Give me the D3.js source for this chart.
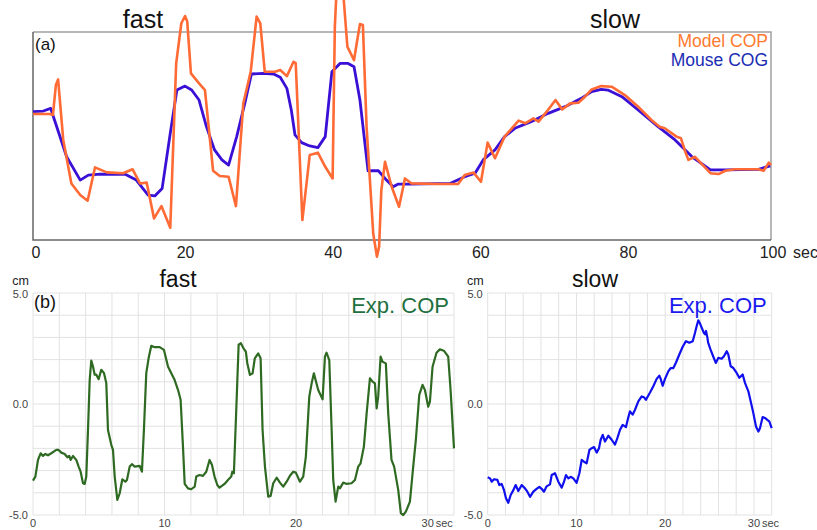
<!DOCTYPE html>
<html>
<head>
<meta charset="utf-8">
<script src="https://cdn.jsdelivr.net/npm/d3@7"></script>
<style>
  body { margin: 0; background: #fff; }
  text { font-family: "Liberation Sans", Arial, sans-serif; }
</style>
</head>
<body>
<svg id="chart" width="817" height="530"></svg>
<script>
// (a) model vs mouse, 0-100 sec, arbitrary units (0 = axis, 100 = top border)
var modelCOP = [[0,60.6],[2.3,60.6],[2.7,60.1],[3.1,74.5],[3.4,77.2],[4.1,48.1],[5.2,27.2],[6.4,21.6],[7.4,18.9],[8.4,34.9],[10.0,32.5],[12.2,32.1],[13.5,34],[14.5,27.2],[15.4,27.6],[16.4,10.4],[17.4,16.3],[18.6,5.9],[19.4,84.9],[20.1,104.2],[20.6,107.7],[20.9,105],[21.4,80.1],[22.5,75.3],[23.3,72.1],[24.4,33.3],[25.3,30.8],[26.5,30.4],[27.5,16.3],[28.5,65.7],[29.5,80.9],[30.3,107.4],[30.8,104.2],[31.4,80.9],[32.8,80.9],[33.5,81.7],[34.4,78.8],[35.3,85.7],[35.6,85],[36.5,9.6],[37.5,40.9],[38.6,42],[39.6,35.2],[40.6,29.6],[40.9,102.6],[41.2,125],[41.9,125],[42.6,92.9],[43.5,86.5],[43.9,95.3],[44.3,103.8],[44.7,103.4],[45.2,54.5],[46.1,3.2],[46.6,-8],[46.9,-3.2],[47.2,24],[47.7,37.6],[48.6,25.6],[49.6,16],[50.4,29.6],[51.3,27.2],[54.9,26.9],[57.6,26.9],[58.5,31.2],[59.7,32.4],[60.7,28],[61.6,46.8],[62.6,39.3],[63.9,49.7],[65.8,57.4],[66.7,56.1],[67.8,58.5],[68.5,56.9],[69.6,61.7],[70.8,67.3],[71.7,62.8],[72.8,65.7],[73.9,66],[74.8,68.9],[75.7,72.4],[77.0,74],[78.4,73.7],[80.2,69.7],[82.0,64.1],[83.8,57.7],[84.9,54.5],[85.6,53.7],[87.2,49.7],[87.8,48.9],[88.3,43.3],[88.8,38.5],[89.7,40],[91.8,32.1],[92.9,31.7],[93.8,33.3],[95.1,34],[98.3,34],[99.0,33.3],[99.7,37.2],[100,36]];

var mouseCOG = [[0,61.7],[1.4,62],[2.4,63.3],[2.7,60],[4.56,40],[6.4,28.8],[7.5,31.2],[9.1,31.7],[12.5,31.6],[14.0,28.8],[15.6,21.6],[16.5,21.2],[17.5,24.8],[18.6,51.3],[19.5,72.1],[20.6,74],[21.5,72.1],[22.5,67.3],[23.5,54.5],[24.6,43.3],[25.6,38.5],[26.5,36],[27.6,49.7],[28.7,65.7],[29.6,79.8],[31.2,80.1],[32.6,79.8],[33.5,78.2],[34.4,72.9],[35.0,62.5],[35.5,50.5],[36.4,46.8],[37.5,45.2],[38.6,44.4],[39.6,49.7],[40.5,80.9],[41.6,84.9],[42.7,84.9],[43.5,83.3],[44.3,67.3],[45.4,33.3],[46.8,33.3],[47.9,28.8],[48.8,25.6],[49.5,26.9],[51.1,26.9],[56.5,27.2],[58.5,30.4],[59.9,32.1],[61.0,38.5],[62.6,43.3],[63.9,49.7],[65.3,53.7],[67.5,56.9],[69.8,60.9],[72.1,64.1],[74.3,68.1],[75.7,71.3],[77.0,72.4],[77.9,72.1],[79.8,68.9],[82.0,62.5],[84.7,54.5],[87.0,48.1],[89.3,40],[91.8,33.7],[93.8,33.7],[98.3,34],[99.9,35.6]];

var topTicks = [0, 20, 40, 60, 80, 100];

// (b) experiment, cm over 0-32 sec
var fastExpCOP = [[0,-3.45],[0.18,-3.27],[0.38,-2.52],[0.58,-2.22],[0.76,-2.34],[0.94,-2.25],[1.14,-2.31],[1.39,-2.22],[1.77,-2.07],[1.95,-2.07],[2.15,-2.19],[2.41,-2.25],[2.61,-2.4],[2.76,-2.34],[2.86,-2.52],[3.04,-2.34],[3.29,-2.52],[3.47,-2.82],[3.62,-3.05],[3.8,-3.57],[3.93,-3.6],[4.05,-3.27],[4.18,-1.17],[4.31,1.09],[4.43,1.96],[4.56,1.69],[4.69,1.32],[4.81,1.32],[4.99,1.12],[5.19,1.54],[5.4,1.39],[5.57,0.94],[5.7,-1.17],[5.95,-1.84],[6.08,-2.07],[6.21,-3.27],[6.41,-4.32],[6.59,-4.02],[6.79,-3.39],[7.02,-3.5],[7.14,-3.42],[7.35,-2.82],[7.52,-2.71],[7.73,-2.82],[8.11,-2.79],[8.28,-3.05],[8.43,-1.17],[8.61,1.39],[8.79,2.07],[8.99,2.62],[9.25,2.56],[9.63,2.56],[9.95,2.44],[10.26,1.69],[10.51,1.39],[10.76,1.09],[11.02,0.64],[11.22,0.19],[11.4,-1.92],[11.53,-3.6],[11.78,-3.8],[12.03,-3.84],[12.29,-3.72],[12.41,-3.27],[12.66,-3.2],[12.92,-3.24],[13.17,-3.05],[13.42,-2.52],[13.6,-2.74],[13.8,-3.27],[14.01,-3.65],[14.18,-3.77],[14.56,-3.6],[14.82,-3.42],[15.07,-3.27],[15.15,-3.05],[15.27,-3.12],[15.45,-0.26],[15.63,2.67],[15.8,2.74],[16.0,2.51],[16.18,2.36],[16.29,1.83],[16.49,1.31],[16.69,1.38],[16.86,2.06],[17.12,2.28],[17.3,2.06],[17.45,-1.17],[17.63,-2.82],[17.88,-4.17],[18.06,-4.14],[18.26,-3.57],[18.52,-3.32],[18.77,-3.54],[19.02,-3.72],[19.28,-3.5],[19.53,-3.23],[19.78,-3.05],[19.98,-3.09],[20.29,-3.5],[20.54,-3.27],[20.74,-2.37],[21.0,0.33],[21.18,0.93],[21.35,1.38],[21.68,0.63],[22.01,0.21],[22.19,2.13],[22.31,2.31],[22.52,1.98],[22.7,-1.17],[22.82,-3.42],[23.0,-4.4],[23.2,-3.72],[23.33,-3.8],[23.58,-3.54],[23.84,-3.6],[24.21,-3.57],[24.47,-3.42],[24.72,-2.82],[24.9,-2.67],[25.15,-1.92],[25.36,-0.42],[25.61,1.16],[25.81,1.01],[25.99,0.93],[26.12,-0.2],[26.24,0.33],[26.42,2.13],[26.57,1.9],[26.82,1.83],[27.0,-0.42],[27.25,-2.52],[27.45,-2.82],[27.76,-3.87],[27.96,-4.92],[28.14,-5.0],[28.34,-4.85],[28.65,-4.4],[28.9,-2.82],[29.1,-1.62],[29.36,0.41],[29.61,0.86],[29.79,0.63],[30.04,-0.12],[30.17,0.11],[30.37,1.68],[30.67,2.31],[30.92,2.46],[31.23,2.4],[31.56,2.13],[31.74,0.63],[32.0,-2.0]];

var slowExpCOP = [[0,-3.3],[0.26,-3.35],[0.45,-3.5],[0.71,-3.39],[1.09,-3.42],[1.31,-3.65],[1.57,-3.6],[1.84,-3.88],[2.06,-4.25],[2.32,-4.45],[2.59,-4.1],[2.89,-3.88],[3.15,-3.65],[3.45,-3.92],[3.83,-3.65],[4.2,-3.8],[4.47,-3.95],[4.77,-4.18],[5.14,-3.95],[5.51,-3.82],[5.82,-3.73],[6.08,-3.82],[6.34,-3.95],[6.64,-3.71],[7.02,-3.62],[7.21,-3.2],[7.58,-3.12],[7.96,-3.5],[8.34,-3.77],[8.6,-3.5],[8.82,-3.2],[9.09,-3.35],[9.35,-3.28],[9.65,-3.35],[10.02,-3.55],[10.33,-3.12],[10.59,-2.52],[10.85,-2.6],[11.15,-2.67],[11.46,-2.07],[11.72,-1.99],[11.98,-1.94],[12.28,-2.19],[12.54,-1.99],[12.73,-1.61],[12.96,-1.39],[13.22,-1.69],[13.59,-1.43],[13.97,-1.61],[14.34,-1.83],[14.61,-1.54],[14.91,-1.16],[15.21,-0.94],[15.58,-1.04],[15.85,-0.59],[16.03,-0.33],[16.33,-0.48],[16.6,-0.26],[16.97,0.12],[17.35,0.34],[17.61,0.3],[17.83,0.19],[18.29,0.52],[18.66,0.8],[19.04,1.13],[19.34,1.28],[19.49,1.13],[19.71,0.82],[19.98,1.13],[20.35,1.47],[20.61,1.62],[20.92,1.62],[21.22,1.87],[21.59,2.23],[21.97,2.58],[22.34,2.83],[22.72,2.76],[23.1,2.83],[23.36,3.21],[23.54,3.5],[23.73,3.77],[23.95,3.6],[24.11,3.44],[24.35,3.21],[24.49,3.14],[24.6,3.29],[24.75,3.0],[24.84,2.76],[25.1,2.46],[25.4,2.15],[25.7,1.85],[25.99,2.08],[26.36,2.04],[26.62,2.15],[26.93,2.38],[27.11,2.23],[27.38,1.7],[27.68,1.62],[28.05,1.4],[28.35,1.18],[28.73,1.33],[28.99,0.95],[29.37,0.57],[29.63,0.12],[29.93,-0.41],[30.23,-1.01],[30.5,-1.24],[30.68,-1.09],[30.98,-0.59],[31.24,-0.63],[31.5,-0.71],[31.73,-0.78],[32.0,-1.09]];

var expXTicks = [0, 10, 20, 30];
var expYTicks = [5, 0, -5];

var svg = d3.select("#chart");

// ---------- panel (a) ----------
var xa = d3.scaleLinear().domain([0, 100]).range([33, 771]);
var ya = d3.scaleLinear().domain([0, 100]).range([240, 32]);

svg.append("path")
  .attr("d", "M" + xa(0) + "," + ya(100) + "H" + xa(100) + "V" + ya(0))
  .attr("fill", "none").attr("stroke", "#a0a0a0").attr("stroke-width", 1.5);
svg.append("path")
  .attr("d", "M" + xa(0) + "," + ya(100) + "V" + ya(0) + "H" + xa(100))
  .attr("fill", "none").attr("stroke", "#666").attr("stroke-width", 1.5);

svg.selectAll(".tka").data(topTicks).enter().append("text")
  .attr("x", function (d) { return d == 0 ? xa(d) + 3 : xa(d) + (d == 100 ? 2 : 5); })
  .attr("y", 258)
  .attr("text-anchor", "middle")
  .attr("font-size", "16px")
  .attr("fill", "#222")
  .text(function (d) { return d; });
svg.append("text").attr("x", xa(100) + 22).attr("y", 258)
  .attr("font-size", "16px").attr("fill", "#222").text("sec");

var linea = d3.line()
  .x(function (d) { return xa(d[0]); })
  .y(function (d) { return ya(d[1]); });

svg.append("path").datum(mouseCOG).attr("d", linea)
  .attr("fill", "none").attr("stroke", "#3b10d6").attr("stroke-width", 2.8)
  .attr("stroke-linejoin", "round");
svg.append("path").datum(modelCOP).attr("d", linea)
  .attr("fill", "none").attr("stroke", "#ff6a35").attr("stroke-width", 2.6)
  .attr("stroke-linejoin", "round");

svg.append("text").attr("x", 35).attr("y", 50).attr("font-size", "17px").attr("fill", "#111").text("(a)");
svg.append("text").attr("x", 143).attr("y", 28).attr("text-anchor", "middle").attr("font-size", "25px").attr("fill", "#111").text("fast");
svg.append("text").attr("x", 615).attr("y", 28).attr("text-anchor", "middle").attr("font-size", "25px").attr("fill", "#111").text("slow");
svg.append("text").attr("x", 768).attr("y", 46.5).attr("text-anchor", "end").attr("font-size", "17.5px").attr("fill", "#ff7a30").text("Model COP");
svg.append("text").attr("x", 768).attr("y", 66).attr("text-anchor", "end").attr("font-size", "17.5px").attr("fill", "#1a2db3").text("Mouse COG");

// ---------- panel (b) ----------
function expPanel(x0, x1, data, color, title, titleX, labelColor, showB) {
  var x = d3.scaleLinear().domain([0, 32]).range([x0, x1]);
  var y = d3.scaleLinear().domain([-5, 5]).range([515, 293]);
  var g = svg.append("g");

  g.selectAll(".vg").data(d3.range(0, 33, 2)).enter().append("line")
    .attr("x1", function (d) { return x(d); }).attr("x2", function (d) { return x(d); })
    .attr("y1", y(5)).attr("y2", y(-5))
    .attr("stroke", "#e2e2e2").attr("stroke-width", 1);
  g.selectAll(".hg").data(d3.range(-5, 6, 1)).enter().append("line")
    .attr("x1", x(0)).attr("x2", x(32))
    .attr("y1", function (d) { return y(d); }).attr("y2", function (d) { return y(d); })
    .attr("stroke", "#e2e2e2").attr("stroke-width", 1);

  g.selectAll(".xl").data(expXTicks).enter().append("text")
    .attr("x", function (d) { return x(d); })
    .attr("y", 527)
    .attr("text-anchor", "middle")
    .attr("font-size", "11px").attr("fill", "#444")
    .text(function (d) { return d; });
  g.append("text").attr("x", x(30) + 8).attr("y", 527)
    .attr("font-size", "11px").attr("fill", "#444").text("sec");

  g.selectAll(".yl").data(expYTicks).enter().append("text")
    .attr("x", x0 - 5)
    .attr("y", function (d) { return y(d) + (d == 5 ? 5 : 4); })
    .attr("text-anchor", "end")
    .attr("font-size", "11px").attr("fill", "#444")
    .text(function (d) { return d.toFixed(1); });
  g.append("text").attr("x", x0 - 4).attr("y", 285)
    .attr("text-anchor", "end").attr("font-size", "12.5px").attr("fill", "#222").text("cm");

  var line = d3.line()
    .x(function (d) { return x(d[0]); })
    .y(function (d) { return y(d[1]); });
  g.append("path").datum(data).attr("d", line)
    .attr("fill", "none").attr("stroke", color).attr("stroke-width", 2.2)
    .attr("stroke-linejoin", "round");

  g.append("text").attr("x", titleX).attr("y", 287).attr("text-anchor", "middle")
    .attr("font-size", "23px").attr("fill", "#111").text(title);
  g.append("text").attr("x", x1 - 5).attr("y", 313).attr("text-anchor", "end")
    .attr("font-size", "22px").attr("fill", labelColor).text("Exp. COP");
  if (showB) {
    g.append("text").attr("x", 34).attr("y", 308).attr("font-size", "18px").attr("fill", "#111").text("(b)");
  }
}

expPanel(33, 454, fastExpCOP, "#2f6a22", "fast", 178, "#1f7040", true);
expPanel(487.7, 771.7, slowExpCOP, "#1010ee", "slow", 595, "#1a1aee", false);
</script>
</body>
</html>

- - - - -

# [Written exercise]
Copy all lines above containing the string "chart".

# [Solution to the exercise]
Give me the D3.js source for this chart.
<svg id="chart" width="817" height="530"></svg>
var svg = d3.select("#chart");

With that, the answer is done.